Now that John McCain has retreated from the field in the battle for the Republican presidential nomination, Vice President Al Gore is trying to seize the Arizona senator's pet issue, campaign finance reform. He evidently hopes to rally McCain independents to the Gore camp.
But the truth about campaign-finance mania is apparently one that none dare mention: Nobody cares. Nobody, that is, except the Washington press corps, a gaggle of law professors, opportunistic politicians soiled by scandal, and editorial writers. But the people who actually count could not care less.
McCain and Gore may be atoning for the Keating Five and Buddhist temple scandals, respectively, but voters generally seem unmoved. McCain, for one, has denounced special interests with the apocalyptic fervor of a revivalist preacher. Money in politics is the root of all evil. Washington is the "city of Satan." The anti-reformist GOP is "the Death Star" from which McCain must escape to vanquish his enemies and "give government back to the people." Mr. Smith goes to Washington and meets Darth Vader.
Californians had two opportunities on Super Tuesday to ratify McCain's reformist agenda. They could have voted for him. They also could have passed a campaign finance reform measure that he enthusiastically endorsed. Proposition 26 would have banned corporate "soft money" contributions, barred candidates from fundraising until six months before legislative elections and twelve months before statewide elections, required frequent disclosure, and offered taxpayer-financed advertising credits (i.e., public funding) to candidates who agreed to spending limits.
They did neither.
What happened? McCain was trounced by more than 23 points by George W. Bush among Republicans voters, and he came in third with only 23% in the open primary "beauty contest." Voters also crushed the campaign-finance initiative McCain endorsed by a nearly two-to-one margin. If that were not enough, the Los Angeles Times asked more than 4,100 voters which issues were most important to them in deciding for whom they voted for president. Campaign finance reform ranked dead last.

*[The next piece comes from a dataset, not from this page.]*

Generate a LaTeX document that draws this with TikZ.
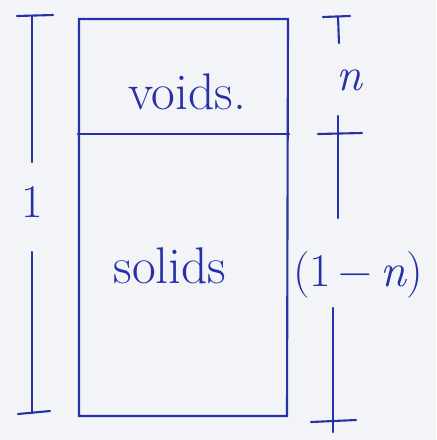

The public has every right to be suspicious about such sweeping reform measures because, rather than opening up politics, campaign finance reform simply maintains political elites. It is no coincidence that the most vociferous proponents of reform are old Washington hands and consummate political insiders.
By contrast, true political "outsiders" hate campaign finance reform. All of the plaintiffs who challenged the initial federal reforms in the landmark case of Buckley v. Valeo were outsiders, both conservative and liberal. The "Buckley" of that case was New York Senator (now U.S. Senior Court of Appeals Judge) James Buckley, who has written that without the few very large contributions he received at the outset of his third-party campaign in 1970, he would never have won.
Insurgent candidates don't stand a chance against incumbents with an established fundraising apparatus. When federal law limiting donations to $1,000 a pop, a candidate needs a far-ranging money machine in perpetual motion, not just a few well-heeled supporters who believe in the cause.
Moreover, often lost in the hand wringing over campaign finance abuses is the fact that the first round of reforms got us into this mess. There would be no "soft money" shenanigans if there were no caps on how much individuals can give to candidates.
In the end, most people believe that if donors want to blow hard-earned money on political contributions, they ought to be allowed to do so. It is simply impossible in most cases to distinguish between contributions designed to buy a politician's vote — that is, change what he would otherwise do — and contributions given to support and promote a politician who already believes what the donor believes. The latter is, after all, what we all believe contributions are supposed to do.
The only "reform" we need is to take a light saber to current reforms and just require immediate disclosure. If we ever were to run for office, here is what we would say to voters: "We will accept contributions from whomever wants to help out. If you like the cut of our jib, and you want us to win, then contribute heartily. If you think you can buy our votes, you are certainly welcome to try. You will not succeed. But it's your money, and a fool is entitled to spend it the same as a wise person.
We will disclose everything we get on our website. If the media wants to make hay of who gives and how much, that is its right under the First Amendment. They have to fill the newspapers with something other than horoscopes, Junior Jumbles, and opinion commentaries.
Campaign finance reform has been talked to death. McCain made it a centerpiece of his campaign. California's voters, the final arbiters, had a chance to decide for themselves and they did. That's democracy for you — a double-edged democracy, indeed.